As an undergraduate and then a graduate, this was a view which greeted me most days as I went about my studies. On this day there would be flowers and other tributes laid here. Occasionally a tourist would ask me what it was about, and some of them seemed none the wiser (though at least they were better-informed) when I told them it marked the site of the burning of an Archbishop of Canterbury and two other bishops of the Church of England. On one occasion only did I get an answer which surprises me, less now than it did then: “They took the Faith seriously back then, not like now!” It has not ceased to shock me – no one who toils in the blogosphere could be shocked – but it saddens me, not because I am some milquetoast who wants us all to “lurve” one another, but because it brings to mind Byron’s comment in “Don Juan” about “Christians have burned each other, quite persuaded, that all the Apostles would have done as they did.” God is the only just judge, and anyone who thinks that burning someone to death is a sign of how seriously they take their faith should pause and ponder what Jesus might have meant when he said that “For with what judgment ye judge, ye shall be judged: and with what measure ye mete, it shall be measured to you again”. [Matt. 7:2].

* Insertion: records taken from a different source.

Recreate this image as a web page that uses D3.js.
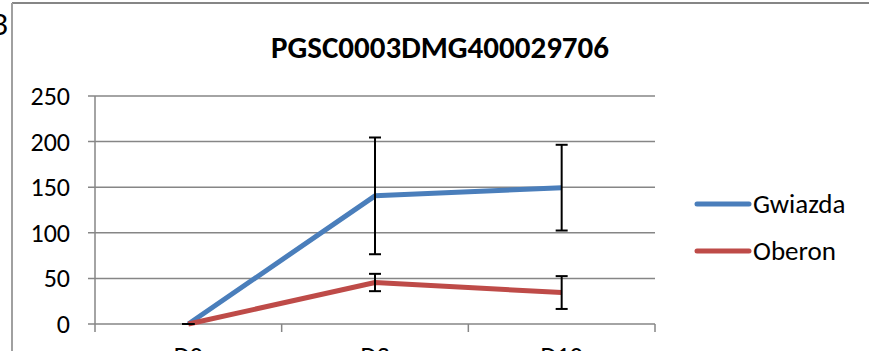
<!DOCTYPE html>
<html><head><meta charset="utf-8">
<script src="https://cdn.jsdelivr.net/npm/d3@7"></script>
<style>html,body{margin:0;padding:0;background:#fff;overflow:hidden}</style>
</head><body>
<script>
const categories = ["D0", "D3", "D10"];
const gwiazda = [0, 140.5, 149.5];
const gwiazdaErr = [0, 64, 47];
const oberon = [0, 45.5, 34.5];
const oberonErr = [0, 9.5, 18];
const yTicks = [0, 50, 100, 150, 200, 250];
const seriesNames = ["Gwiazda", "Oberon"];
const colors = ["#4A7EBB", "#BE4B48"];

const W = 869, H = 351;
const svg = d3.select("body").append("svg").attr("width", W).attr("height", H);
const font = "Carlito, 'Liberation Sans', Arial, sans-serif";

// outer frame fragments
svg.append("line").attr("x1", 12).attr("x2", W).attr("y1", 3).attr("y2", 3).attr("stroke", "#868686").attr("stroke-width", 2);
svg.append("line").attr("x1", 12).attr("x2", 12).attr("y1", 3).attr("y2", H).attr("stroke", "#A0A0A0").attr("stroke-width", 2);
svg.append("text").attr("x", 8).attr("y", 35).attr("text-anchor", "end").attr("font-family", font).attr("font-size", 33).text("3");

const x = d3.scaleBand().domain(categories).range([95, 655]);
const y = d3.scaleLinear().domain([0, 250]).range([324, 96]);

// gridlines
svg.append("g").selectAll("line").data(yTicks).join("line")
  .attr("x1", 88).attr("x2", 655).attr("y1", d => y(d)).attr("y2", d => y(d))
  .attr("stroke", "#868686").attr("stroke-width", 1.5);
// y axis line
svg.append("line").attr("x1", 95).attr("x2", 95).attr("y1", y(250)).attr("y2", y(0) + 8).attr("stroke", "#868686").attr("stroke-width", 1.5);
// x ticks
const xt = categories.map(c => x(c) + x.bandwidth());
svg.append("g").selectAll("line").data(xt).join("line")
  .attr("x1", d => d).attr("x2", d => d).attr("y1", y(0)).attr("y2", y(0) + 8)
  .attr("stroke", "#868686").attr("stroke-width", 1.5);

// y labels
svg.append("g").selectAll("text").data(yTicks).join("text")
  .attr("x", 70).attr("y", d => y(d) + 9).attr("text-anchor", "end")
  .attr("font-family", font).attr("font-size", 26).attr("fill", "#000").text(d => d);
// x labels
svg.append("g").selectAll("text").data(categories).join("text")
  .attr("x", d => x(d) + x.bandwidth() / 2).attr("y", 365).attr("text-anchor", "middle")
  .attr("font-family", font).attr("font-size", 26).text(d => d);

// title
svg.append("text").attr("x", 440).attr("y", 58).attr("text-anchor", "middle")
  .attr("font-family", font).attr("font-weight", "bold").attr("font-size", 31).text("PGSC0003DMG400029706");

const cx = c => x(c) + x.bandwidth() / 2;
const series = [gwiazda, oberon];
const errs = [gwiazdaErr, oberonErr];
const line = d3.line().x((d, i) => cx(categories[i])).y(d => y(d));

series.forEach((s, k) => {
  svg.append("path").datum(s).attr("d", line).attr("fill", "none")
    .attr("stroke", colors[k]).attr("stroke-width", 5).attr("stroke-linejoin", "round");
});
// error bars (drawn after lines)
series.forEach((s, k) => {
  const g = svg.append("g").attr("stroke", "#000").attr("stroke-width", 2);
  s.forEach((v, i) => {
    const px = cx(categories[i]);
    const e = errs[k][i];
    const t = y(v + e), b = y(v - e);
    g.append("line").attr("x1", px).attr("x2", px).attr("y1", t).attr("y2", b);
    g.append("line").attr("x1", px - 6).attr("x2", px + 6).attr("y1", t).attr("y2", t);
    g.append("line").attr("x1", px - 6).attr("x2", px + 6).attr("y1", b).attr("y2", b);
  });
});
// legend
seriesNames.forEach((n, k) => {
  const ly = 204 + k * 47;
  svg.append("line").attr("x1", 697).attr("x2", 749).attr("y1", ly).attr("y2", ly)
    .attr("stroke", colors[k]).attr("stroke-width", 5).attr("stroke-linecap", "round");
  svg.append("text").attr("x", 753).attr("y", ly + 9).attr("font-family", font).attr("font-size", 27).text(n);
});
</script>
</body></html>
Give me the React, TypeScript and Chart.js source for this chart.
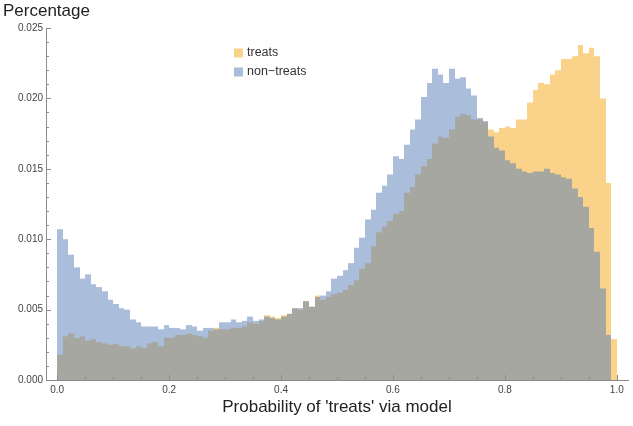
import React, { useEffect, useRef } from "react";
import { Chart, registerables } from "chart.js";

Chart.register(...registerables);

// ---- Data ----
const BIN_WIDTH = 0.01;
const binCenters = Array.from({ length: 100 }, (_, i) => +(BIN_WIDTH / 2 + i * BIN_WIDTH).toFixed(3));

const seriesLabels = ["treats", "non\u2212treats"];

const treats = [
  0.0018, 0.0031, 0.0033, 0.0030, 0.0031, 0.0028, 0.0029, 0.0027, 0.0026, 0.0025,
  0.00255, 0.0024, 0.0024, 0.00225, 0.0024, 0.0023, 0.0026, 0.0027, 0.0024, 0.0030,
  0.0030, 0.0032, 0.0032, 0.0033, 0.0032, 0.0031, 0.0030, 0.0035, 0.0037, 0.0036,
  0.0036, 0.0037, 0.0037, 0.0038, 0.0041, 0.0040, 0.0042, 0.0046, 0.0045, 0.0044,
  0.0046, 0.0047, 0.0051, 0.0050, 0.0056, 0.0052, 0.0060, 0.0057, 0.0059, 0.0061,
  0.0062, 0.0064, 0.00675, 0.0071, 0.0079, 0.0083, 0.0095, 0.0105, 0.0109, 0.0113,
  0.0118, 0.0120, 0.0133, 0.0137, 0.0146, 0.0152, 0.0157, 0.0168, 0.0173, 0.0172,
  0.0178, 0.0187, 0.0189, 0.0188, 0.0185, 0.0185, 0.0183, 0.0178, 0.0176, 0.0179,
  0.0180, 0.0179, 0.0185, 0.0185, 0.0197, 0.0206, 0.0211, 0.0210, 0.0217, 0.0220,
  0.0228, 0.0228, 0.0230, 0.0238, 0.0232, 0.0236, 0.0230, 0.0200, 0.0140, 0.0029,
];

const nonTreats = [
  0.0107, 0.0100, 0.0089, 0.0080, 0.0072, 0.0075, 0.0068, 0.0066, 0.0063, 0.0057,
  0.0054, 0.0051, 0.0050, 0.0043, 0.0041, 0.0038, 0.0038, 0.0038, 0.0036, 0.0039,
  0.0037, 0.0037, 0.0036, 0.0039, 0.0038, 0.0035, 0.0037, 0.0037, 0.0036, 0.0041,
  0.0041, 0.0043, 0.0041, 0.0042, 0.0045, 0.0042, 0.0043, 0.0045, 0.0044, 0.0043,
  0.0045, 0.0047, 0.0051, 0.0051, 0.0056, 0.0052, 0.0059, 0.0060, 0.0063, 0.0072,
  0.0074, 0.0078, 0.0083, 0.0094, 0.0101, 0.0114, 0.0121, 0.0133, 0.0138, 0.0146,
  0.0159, 0.0157, 0.0167, 0.0178, 0.0185, 0.0201, 0.0211, 0.0221, 0.0217, 0.0211,
  0.0221, 0.0214, 0.0215, 0.0207, 0.0202, 0.0186, 0.0184, 0.0173, 0.0165, 0.0163,
  0.0156, 0.0154, 0.0150, 0.0148, 0.0147, 0.0148, 0.0148, 0.0150, 0.0147, 0.0146,
  0.0144, 0.0143, 0.0136, 0.0130, 0.0123, 0.0108, 0.0091, 0.0065, 0.0032, 0.0,
];

const xTickValues = [0, 0.2, 0.4, 0.6, 0.8, 1.0];
const yTickValues = [0, 0.005, 0.01, 0.015, 0.02, 0.025];
const xMinorTicks = Array.from({ length: 21 }, (_, i) => +(i * 0.05).toFixed(2));
const yMinorTicks = Array.from({ length: 26 }, (_, i) => +(i * 0.001).toFixed(3));

const yTitle = "Percentage";
const xTitle = "Probability of 'treats' via model";

const FONT = "'Liberation Sans', Arial, sans-serif";
const AXIS_COLOR = "#8c8c8c";

// Snap bar edges (bin boundaries, via the x scale) to whole pixels so adjacent translucent bars leave no seams.
const snapBars = {
  id: "snapBars",
  afterDatasetsUpdate(chart: any) {
    const xs = chart.scales.x;
    chart.data.datasets.forEach((_: any, i: number) => {
      const meta = chart.getDatasetMeta(i);
      meta.data.forEach((el: any, j: number) => {
        const l = Math.round(xs.getPixelForValue(j * BIN_WIDTH));
        const r = Math.round(xs.getPixelForValue((j + 1) * BIN_WIDTH));
        el.x = (l + r) / 2;
        el.width = r - l;
      });
    });
  },
};

const inwardTicks = {
  id: "inwardTicks",
  afterDatasetsDraw(chart: any) {
    const { ctx, chartArea, scales } = chart;
    const x = scales.x;
    const y = scales.y;
    ctx.save();
    ctx.strokeStyle = AXIS_COLOR;
    ctx.lineWidth = 1;
    xMinorTicks.forEach((v, i) => {
      const px = Math.round(x.getPixelForValue(v)) + 0.5;
      const len = i % 4 === 0 ? 5 : 3;
      ctx.beginPath();
      ctx.moveTo(px, chartArea.bottom);
      ctx.lineTo(px, chartArea.bottom - len);
      ctx.stroke();
    });
    yMinorTicks.forEach((v, i) => {
      const py = Math.round(y.getPixelForValue(v)) + 0.5;
      const len = i % 5 === 0 ? 5 : 3;
      ctx.beginPath();
      ctx.moveTo(chartArea.left, py);
      ctx.lineTo(chartArea.left + len, py);
      ctx.stroke();
    });
    ctx.restore();
  },
};

const floatingLegend = {
  id: "floatingLegend",
  afterDraw(chart: any) {
    const { ctx } = chart;
    ctx.save();
    const items = chart.data.datasets.map((ds: any, i: number) => ({ ds, i }));
    items.sort((a: any, b: any) => (a.ds.legendIndex ?? a.i) - (b.ds.legendIndex ?? b.i));
    items.forEach(({ ds }: any, k: number) => {
      const top = 48.5 + k * 19;
      ctx.fillStyle = ds.backgroundColor;
      ctx.fillRect(234, top, 9, 9);
      ctx.fillStyle = "#333";
      ctx.font = `12.5px ${FONT}`;
      ctx.textBaseline = "middle";
      ctx.textAlign = "left";
      ctx.fillText(ds.label, 247, top + 4.5);
    });
    ctx.restore();
  },
};

export default function App() {
  const canvasRef = useRef<HTMLCanvasElement | null>(null);

  useEffect(() => {
    if (!canvasRef.current) return;
    const chart = new Chart(canvasRef.current, {
      type: "bar",
      data: {
        datasets: [
          {
            label: seriesLabels[0],
            data: binCenters.map((c, i) => ({ x: c, y: treats[i] })),
            backgroundColor: "rgba(245,165,20,0.5)",
            borderWidth: 0,
            order: 2,
            legendIndex: 0,
          } as any,
          {
            label: seriesLabels[1],
            data: binCenters.map((c, i) => ({ x: c, y: nonTreats[i] })),
            backgroundColor: "rgba(85,125,185,0.5)",
            borderWidth: 0,
            order: 1,
            legendIndex: 1,
          } as any,
        ],
      },
      options: {
        responsive: false,
        animation: false,
        devicePixelRatio: 1,
        datasets: {
          bar: {
            grouped: false,
            barPercentage: 1,
            categoryPercentage: 1,
            inflateAmount: 0,
          },
        } as any,
        layout: { padding: { left: 3, right: 5, top: 0, bottom: 0 } },
        plugins: {
          legend: { display: false },
          tooltip: { enabled: false },
          title: {
            display: true,
            text: yTitle,
            align: "start",
            color: "#222",
            font: { family: FONT, size: 17, weight: "normal" },
            padding: { top: 1, bottom: 6.6 },
          },
        },
        scales: {
          x: {
            type: "linear",
            min: -0.02,
            max: 1.02,
            offset: false,
            bounds: "ticks",
            grid: { display: false, drawTicks: false, offset: false },
            border: { display: true, color: AXIS_COLOR, width: 1 },
            afterBuildTicks: (s: any) => {
              s.ticks = xTickValues.map((v) => ({ value: v }));
            },
            afterFit: (s: any) => {
              s.height = 46;
            },
            ticks: {
              color: "#444",
              padding: 4,
              maxRotation: 0,
              font: { family: FONT, size: 10 },
              callback: (v: any) => Number(v).toFixed(1),
            },
            title: {
              display: true,
              text: xTitle,
              color: "#222",
              font: { family: FONT, size: 17, weight: "normal" },
              padding: { top: 0, bottom: 8 },
            },
          },
          y: {
            type: "linear",
            min: 0,
            max: 0.025,
            grid: { display: false, drawTicks: false },
            border: { display: true, color: AXIS_COLOR, width: 1 },
            afterBuildTicks: (s: any) => {
              s.ticks = yTickValues.map((v) => ({ value: v }));
            },
            afterFit: (s: any) => {
              s.width = 43;
            },
            ticks: {
              color: "#444",
              padding: 3,
              font: { family: FONT, size: 10 },
              callback: (v: any) => Number(v).toFixed(3),
            },
          },
        },
      },
      plugins: [snapBars, inwardTicks, floatingLegend],
    });
    return () => chart.destroy();
  }, []);

  return (
    <div style={{ position: "fixed", left: 0, top: 0, width: 633, height: 426, background: "#fff" }}>
      <canvas ref={canvasRef} width={633} height={426} />
    </div>
  );
}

In addition to Bishops Ridley and Latimer, whose burning was on this day in 1555, the more famous Archbishop Cranmer was burned on the same spot six months later, which is why today, in the Church of England calendar is called the memorial of the “Reformations Martyrs”. There were, as any historian can tells you, plenty of Catholic martyrs too, although, perhaps tellingly, it took until 2008 for a small plaque to be erected on Holywell Street in memory of four Roman Catholics — Thomas Belson, Humphrey Prichard, and the priests Richard Yaxley, and George Nichols — who were hanged, drawn, and quartered there in 1589, and beatified as martyrs in 1987. When a memorial was dedicated in 2009 to 23 Catholic and Protestant “Martyrs of the Reformation” in the University Church of St Mary the Virgin, Oxford, there were complaints that this was not what those who had been martyred would have wanted. Perhaps those complaining would have preferred another public burning of a “heretic”, which might well have been what those who were martyred would have wanted?
Violence begat violence, and and whatever one’s view of the English Reformation, and it remains a hotly contested field of scholarship, it was marked by a level of cruelty which to most of us does no service to the name of Jesus or to our common faith, for make no mistake, divided as we are by ecclsiology and history, Anglican or “Roman” Catholic, we share one faith, even as we share a sorry history of intra-communal violence.
None of this is to denigrate the martyrs on both sides, they were men (and women) who paid the ultimate price to stand by their beliefs, but we do their memory no service by continuing to dig ditches and erect barbed-wire to defend positions which a century of ecumenical dialogue has shown need no such defences. As Churchill put it in another context: “Jaw Jaw is better than War War.”
On the 500th anniversary of the Reformation in 2017, the Archbishops of Canterbury and York spoke in the spirit of the fruits of ecumenical dialogue when they spoke firts of the “blessings” of the Reformation:
Amongst much else, these would include clear proclamation of the gospel of grace, the availability of the Bible to all in their own language, and the recognition of the calling of lay people to serve God in the world and in the Church
but also of the:
the lasting damage done five centuries ago to the unity of the Church, in defiance of the clear command of Jesus Christ to unity in love. Those turbulent years saw Christian people pitted against each other, such that many suffered persecution, and even death, at the hands of others claiming to know the same Lord.
Much has been done to try to overcome the resulting legacy of mistrust, and indeed it can seem at times as those the most intense warfare is the internecine sort, where Catholics can be vitriolic about their own Pope and about those Catholics who are vitriolic about him. Maybe we really do learn nothing from history?
The Reformers in the sixteenth century, like later reformers within the Catholic Church, wanted to draw us back to what is at the heart of our faith, and that is the love of God for us, manifested through His Son, Jesus Christ who died for us that we should have life eternal. It is easy, which is why it is done so often, to mock ecumenism as a search for the lowest common denominator, and it may, or may not, be significant that this tendency is often to be found among converts, but properly understood, it is a search for the highest common factor – that the love and sacrifice Jesus made for all who would receive Him, can be made manifest in this vale of tears where we see Him as through a glass darkly, but where the scars of sin run vivid red and orange in the flames which consumed the martyrs.